The private contractor has ridden out a challenging 2020 with a strong order book and a better net cash position in November than it started out with this year.
After extensively stress testing Brexit scenarios, the firm said even a no-deal Brexit would have a minimal adverse impact on the present business.
Laing O’Rourke has now insulated its operations against Brexit with mitigation plans for talent and skills retention, labour availability, and plant and equipment imports.
Newly-published results reveal pre-tax profit jumped nearly 40% to £46m in the year to March 2020, despite revenue dipping 11% to £2.4bn.
The group started the present financial year with an £8.2bn order book (2019: £7.6bn) and improved net cash up £22m to £155m. This has risen again to £161m at the end of November after careful management of cash during the crisis.
Covid-19 hit the business for £16m in unrecoverable extra costs with overall revenue for this financial year expected to be down by between 10% and 20%.
Laing O’Rourke received £9.5m in Government Job Retention Scheme grant for around 1,000 furloughed staff who all returned to work at the start of August.
Chief executive Ray O’Rourke said the business had continued to convert its strong pipeline throughout the Covid-19 pandemic.
He said that continued conversion of this pipeline was the board’s main priority for the remainder of the current financial year.
Laing O’Rourke has secured 98% of forecast FY21 revenue, with 75% of revenue either secured, anticipated or at preferred bidder stage for the following year.
“As we end 2020, our collective experience, coupled with a relentless focus on leading change in the sector, positions us to confidently face the post-Covid, post-Brexit scenarios, said Ray O’Rourke.

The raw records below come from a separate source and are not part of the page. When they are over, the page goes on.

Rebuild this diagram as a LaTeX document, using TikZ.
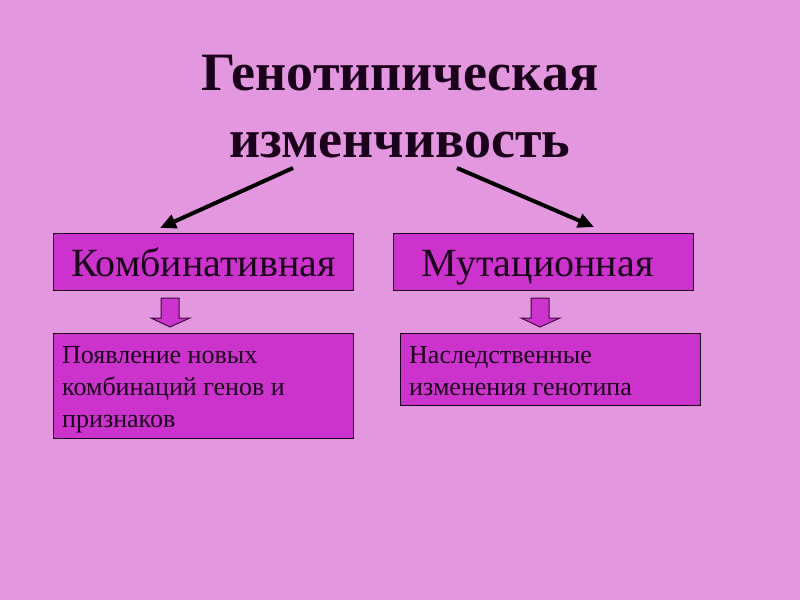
\documentclass[tikz,border=0pt]{standalone}
\usepackage{fontspec}
\setmainfont{Liberation Serif}
\usetikzlibrary{arrows.meta}
\definecolor{bg}{HTML}{E397DF}
\definecolor{boxc}{HTML}{CC33CC}
\definecolor{txt}{HTML}{1A001A}
\tikzset{
  titletext/.style={font=\bfseries\fontsize{54}{60}\selectfont, text=txt, inner sep=0pt, anchor=base},
  catbox/.style={draw=txt, line width=1pt, fill=boxc, minimum width=300pt, minimum height=57pt, inner sep=0pt, font=\fontsize{40}{46}\selectfont, text=txt, text height=33pt, text depth=4pt},
  descbox/.style={draw=txt, line width=1pt, fill=boxc, minimum width=300pt, inner sep=0pt, anchor=north west},
  desctext/.style={inner sep=0pt, anchor=north west, align=left, font=\fontsize{26}{32}\selectfont, text=txt},
  bigarrow/.style={line width=4pt, -{Triangle[length=16pt,width=14pt]}, draw=black},
  blockarrow/.style={draw=txt!80!boxc, line width=1pt, fill=boxc},
}
\begin{document}
\begin{tikzpicture}[x=1pt,y=-1pt]
\fill[bg] (0,0) rectangle (800,600);
\useasboundingbox (0,0) rectangle (800,600);
\node[titletext] (title) at (400,90) {Генотипическая};
\node[titletext] (title2) at (400,157) {изменчивость};
\node[catbox, anchor=north west] (komb) at (53,233) {Комбинативная};
\node[catbox, anchor=north west] (mut) at (393,233) {\hspace{-12pt}Мутационная};
\node[descbox, minimum height=105pt] (d1) at (53,333) {};
\node[descbox, minimum height=72pt] (d2) at (400,333) {};
\node[desctext] (d1t) at (62,340.6) {\strut Появление новых\\комбинаций генов и\\признаков};
\node[desctext] (d2t) at (409,340.6) {\strut Наследственные\\изменения генотипа};
\coordinate (tl) at (293,168);
\coordinate (tr) at (457,168);
\coordinate (kl) at (160,228);
\coordinate (mr) at (594,227);
\draw[bigarrow] (tl) -- (kl);
\draw[bigarrow] (tr) -- (mr);
\draw[blockarrow] (161,298) -- (179,298) -- (179,318) -- (190,318) -- (170,327) -- (151,318) -- (161,318) -- cycle;
\draw[blockarrow] (531,298) -- (549,298) -- (549,318) -- (560,318) -- (540,327) -- (521,318) -- (531,318) -- cycle;
\end{tikzpicture}
\end{document}
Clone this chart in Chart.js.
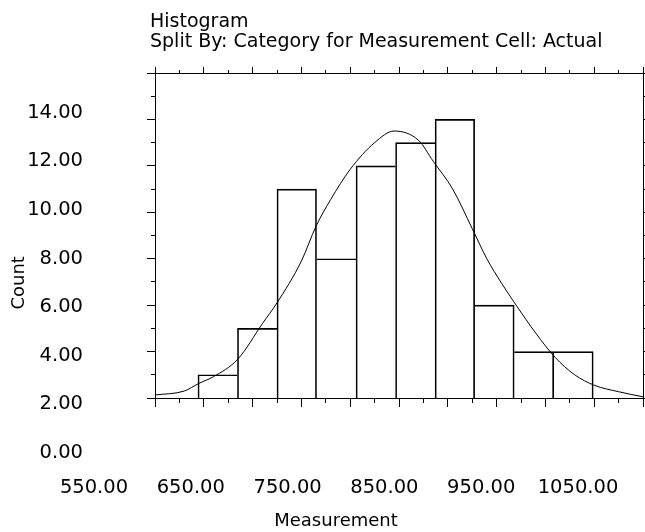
<!DOCTYPE html>
<html>
<head>
<meta charset="utf-8">
<script src="https://cdn.jsdelivr.net/npm/chart.js@4/dist/chart.umd.min.js"></script>
<style>
html, body { margin: 0; padding: 0; background: #fff; }
#wrap { position: relative; width: 645px; height: 532px; }
#wrap canvas { position: absolute; left: 0; top: 0; }
</style>
</head>
<body>
<div id="wrap">
  <canvas id="labels" width="645" height="532"></canvas>
  <canvas id="plot" width="645" height="532"></canvas>
</div>
<script>
// ---- data ----
const binEdges = [644, 684.5, 725, 765.5, 806, 846.5, 887, 927.5, 968, 1008.5, 1049];
const counts = [3, 5, 11, 8, 12, 13, 14, 6, 4, 4];
const curveX = [600, 630, 645, 660, 685, 710, 725, 750, 765, 780, 800, 825, 845, 870, 885, 905, 925, 940, 955, 970, 990, 1010, 1030, 1050, 1075, 1100];
const curveY = [2.13, 2.3, 2.63, 2.92, 3.68, 5.2, 6.1, 7.9, 9.4, 10.55, 11.85, 13.0, 13.5, 13.1, 12.2, 11.0, 9.3, 8.0, 6.95, 6.0, 4.8, 3.75, 3.0, 2.55, 2.27, 2.05];
const xTickLabels = [550, 650, 750, 850, 950, 1050];
const yTickLabels = [0, 2, 4, 6, 8, 10, 12, 14];
const titleText = 'Histogram';
const subtitleText = 'Split By: Category for Measurement Cell: Actual';
const xTitle = 'Measurement';
const yTitle = 'Count';

Chart.defaults.font.family = "'DejaVu Sans', sans-serif";
Chart.defaults.color = '#000';

// ---- label layer ----
new Chart(document.getElementById('labels'), {
  type: 'scatter',
  data: { datasets: [] },
  options: {
    responsive: false,
    animation: false,
    layout: { padding: { left: 0, top: 112.7, right: 67, bottom: 0 } },
    plugins: { legend: { display: false }, tooltip: { enabled: false } },
    scales: {
      x: {
        type: 'linear', position: 'bottom',
        min: xTickLabels[0], max: xTickLabels[xTickLabels.length - 1],
        grid: { display: false, drawTicks: false },
        border: { display: false },
        ticks: { font: { size: 19.5 }, padding: 23, autoSkip: false, maxRotation: 0, minRotation: 0,
                 callback: v => Number(v).toFixed(2) },
        afterBuildTicks: s => { s.ticks = xTickLabels.map(v => ({ value: v })); },
        title: { display: true, text: xTitle, font: { size: 18 }, padding: { top: 0, bottom: 0 } },
        afterFit: s => { s.height = 79; }
      },
      y: {
        type: 'linear', position: 'left',
        min: yTickLabels[0], max: yTickLabels[yTickLabels.length - 1],
        grid: { display: false, drawTicks: false },
        border: { display: false },
        ticks: { font: { size: 19.5 }, padding: 11, autoSkip: false,
                 callback: v => Number(v).toFixed(2) },
        afterBuildTicks: s => { s.ticks = yTickLabels.map(v => ({ value: v })); },
        title: { display: true, text: yTitle, font: { size: 18 }, padding: { top: 9, bottom: 0 } },
        afterFit: s => { s.width = 94; }
      }
    }
  }
});

// ---- plot layer ----
function frameScale(axis, position, min, max, step, tickLength, weight, size, showBorder) {
  return {
    type: 'linear', axis, position, min, max, weight,
    offset: false, beginAtZero: false,
    grid: { display: true, drawOnChartArea: false, drawTicks: true, tickLength,
            color: '#000', tickColor: '#000', lineWidth: 1, tickWidth: 1, offset: false },
    border: { display: showBorder, color: '#000', width: 1 },
    ticks: { display: false, stepSize: step, maxTicksLimit: 100, autoSkip: false },
    afterFit: s => { if (axis === 'x') s.height = size; else s.width = size; }
  };
}

const barData = counts.map((c, i) => ({ x: (binEdges[i] + binEdges[i + 1]) / 2, y: c }));
const curveData = curveX.map((x, i) => ({ x, y: curveY[i] }));

new Chart(document.getElementById('plot'), {
  type: 'bar',
  data: {
    datasets: [
      {
        type: 'line',
        data: curveData,
        borderColor: '#000',
        borderWidth: 1,
        pointRadius: 0,
        cubicInterpolationMode: 'monotone',
        fill: false,
        order: 0
      },
      {
        type: 'bar',
        data: barData,
        backgroundColor: 'rgba(0,0,0,0)',
        borderColor: '#000',
        borderSkipped: false,
        borderWidth: ctx => {
          const i = ctx.dataIndex;
          const n = counts.length;
          const left = (i === 0 || counts[i] > counts[i - 1]) ? 1 : 0;
          const right = (i === n - 1 || counts[i] >= counts[i + 1]) ? 1 : 0;
          return { top: 1, left, right, bottom: 0 };
        },
        barPercentage: 1,
        categoryPercentage: 1,
        order: 1
      }
    ]
  },
  options: {
    responsive: false,
    animation: false,
    layout: { padding: { left: 150, top: 0, right: 0, bottom: 0 } },
    plugins: {
      legend: { display: false },
      tooltip: { enabled: false },
      title: { display: true, text: titleText, align: 'start', color: '#000',
               font: { size: 19, weight: 'normal', lineHeight: 1 }, padding: { top: 12.5, bottom: 0 } },
      subtitle: { display: true, text: subtitleText, align: 'start', color: '#000',
                  font: { size: 19, weight: 'normal', lineHeight: 1 }, padding: { top: 0.8, bottom: 0 } }
    },
    scales: {
      x: frameScale('x', 'bottom', 600, 1100, 50, 9, 1, 134, true),
      xMinor: frameScale('x', 'bottom', 600, 1100, 25, 5, 0, 0, false),
      xTop: frameScale('x', 'top', 600, 1100, 50, 6, 1, 21.7, true),
      xTopMinor: frameScale('x', 'top', 600, 1100, 25, 3, 0, 0, false),
      y: frameScale('y', 'left', 2, 16, 2, 8, 1, 5, true),
      yMinor: frameScale('y', 'left', 2, 16, 1, 4, 0, 0, false),
      yRight: frameScale('y', 'right', 2, 16, 2, 8, 1, 2, true),
      yRightMinor: frameScale('y', 'right', 2, 16, 1, 4, 0, 0, false)
    }
  }
});
</script>
</body>
</html>
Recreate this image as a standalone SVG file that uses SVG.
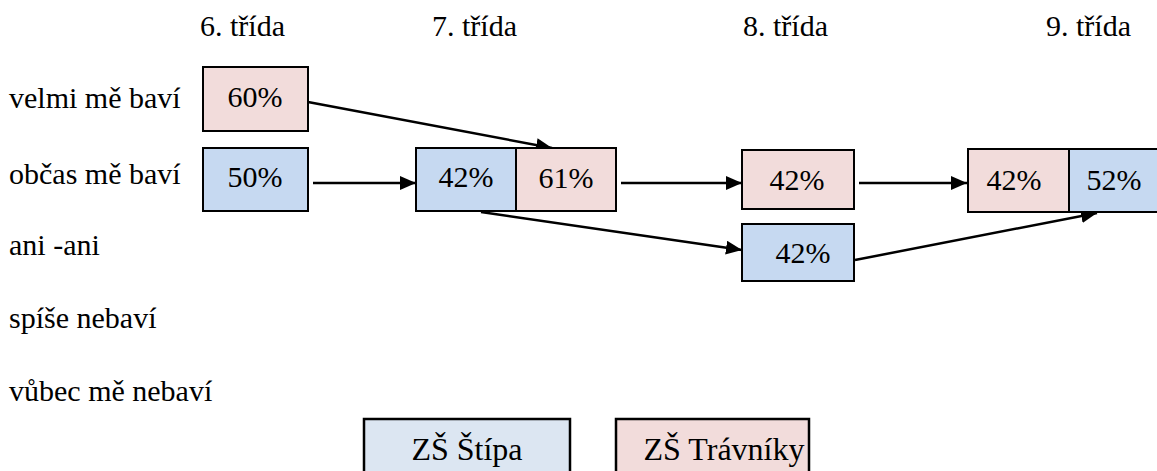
<svg xmlns="http://www.w3.org/2000/svg" width="1157" height="471" viewBox="0 0 1157 471">
<style>
.c { text-anchor: middle; }
.blue { fill: #c6d9f1; stroke: #000; stroke-width: 2; }
.pink { fill: #f2dcdb; stroke: #000; stroke-width: 2; }
.lblue { fill: #dce6f2; stroke: #000; stroke-width: 2.5; }
.lpink { fill: #f2dcdb; stroke: #000; stroke-width: 2.5; }
.arr { stroke: #000; stroke-width: 2.5; fill: none; marker-end: url(#ah); }
</style>
<defs>
<marker id="ah" markerUnits="userSpaceOnUse" markerWidth="18" markerHeight="14" refX="16" refY="7" orient="auto">
<path d="M0,0 L16,7 L0,14 Z" fill="#000"/>
</marker>
</defs>
<g id="headers" font-size="30">
<text x="200" y="36" font-family="Liberation Serif">6. třída</text>
<text x="432" y="36" font-family="Liberation Serif">7. třída</text>
<text x="743" y="36" font-family="Liberation Serif">8. třída</text>
<text x="1046" y="36" font-family="Liberation Serif">9. třída</text>
</g>
<g id="rows" font-size="30">
<text x="9" y="108" font-family="Liberation Serif">velmi mě baví</text>
<text x="9" y="184" font-family="Liberation Serif">občas mě baví</text>
<text x="9" y="255" font-family="Liberation Serif">ani -ani</text>
<text x="9" y="328" font-family="Liberation Serif">spíše nebaví</text>
<text x="9" y="401" font-family="Liberation Serif">vůbec mě nebaví</text>
</g>
<g id="connectors">
<line class="arr" x1="308" y1="102" x2="552" y2="148"/>
<line class="arr" x1="313" y1="183" x2="416" y2="183"/>
<line class="arr" x1="621" y1="183" x2="742" y2="183"/>
<line class="arr" x1="859" y1="183" x2="967" y2="183"/>
<line class="arr" x1="481" y1="212" x2="742" y2="250"/>
<line class="arr" x1="855" y1="260" x2="1097" y2="213"/>
</g>
<g id="n6a" font-size="30">
<rect class="pink" x="203" y="67" width="105" height="64"/>
<text class="c" x="255" y="107" font-family="Liberation Serif">60%</text>
</g>
<g id="n6b" font-size="30">
<rect class="blue" x="203" y="148" width="105" height="63"/>
<text class="c" x="255" y="187" font-family="Liberation Serif">50%</text>
</g>
<g id="n7" font-size="30">
<rect class="blue" x="416" y="148" width="100" height="63"/>
<rect class="pink" x="516" y="148" width="100" height="63"/>
<text class="c" x="466" y="187" font-family="Liberation Serif">42%</text>
<text class="c" x="566" y="188" font-family="Liberation Serif">61%</text>
</g>
<g id="n8a" font-size="30">
<rect class="pink" x="742" y="150" width="112" height="59"/>
<text class="c" x="797" y="190" font-family="Liberation Serif">42%</text>
</g>
<g id="n8b" font-size="30">
<rect class="blue" x="742" y="224" width="112" height="57"/>
<text class="c" x="803" y="263" font-family="Liberation Serif">42%</text>
</g>
<g id="n9" font-size="30">
<rect class="pink" x="968" y="149" width="101" height="63"/>
<rect class="blue" x="1069" y="149" width="100" height="63"/>
<text class="c" x="1014" y="190" font-family="Liberation Serif">42%</text>
<text class="c" x="1114" y="190" font-family="Liberation Serif">52%</text>
</g>
<g id="legend-stipa" font-size="32">
<rect class="lblue" x="364" y="419" width="206" height="70"/>
<text class="c" x="467" y="460" font-family="Liberation Serif">ZŠ Štípa</text>
</g>
<g id="legend-travniky" font-size="32">
<rect class="lpink" x="616" y="419" width="193" height="70"/>
<text class="c" x="724" y="460" font-family="Liberation Serif">ZŠ Trávníky</text>
</g>
</svg>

“While there are still challenges in the market, we remain committed to the changes necessary to transform our business and lead a more productive, safe and resilient construction industry.
“The past year has strengthened our resolve and the crisis has reminded policymakers of the strategic national importance of construction, creating a new wave of interest in the role and capabilities of the modern methods of construction on which our operating model is based.”
Rowan Baker, recently appointed chief financial officer, said: “The FY20 performance and our progress already in FY21 show the resilience of our operating model during times of volatility.
“It also gives us a high level of confidence that the next refinancing process will be conducted well ahead of the target date of 31 December 2021.”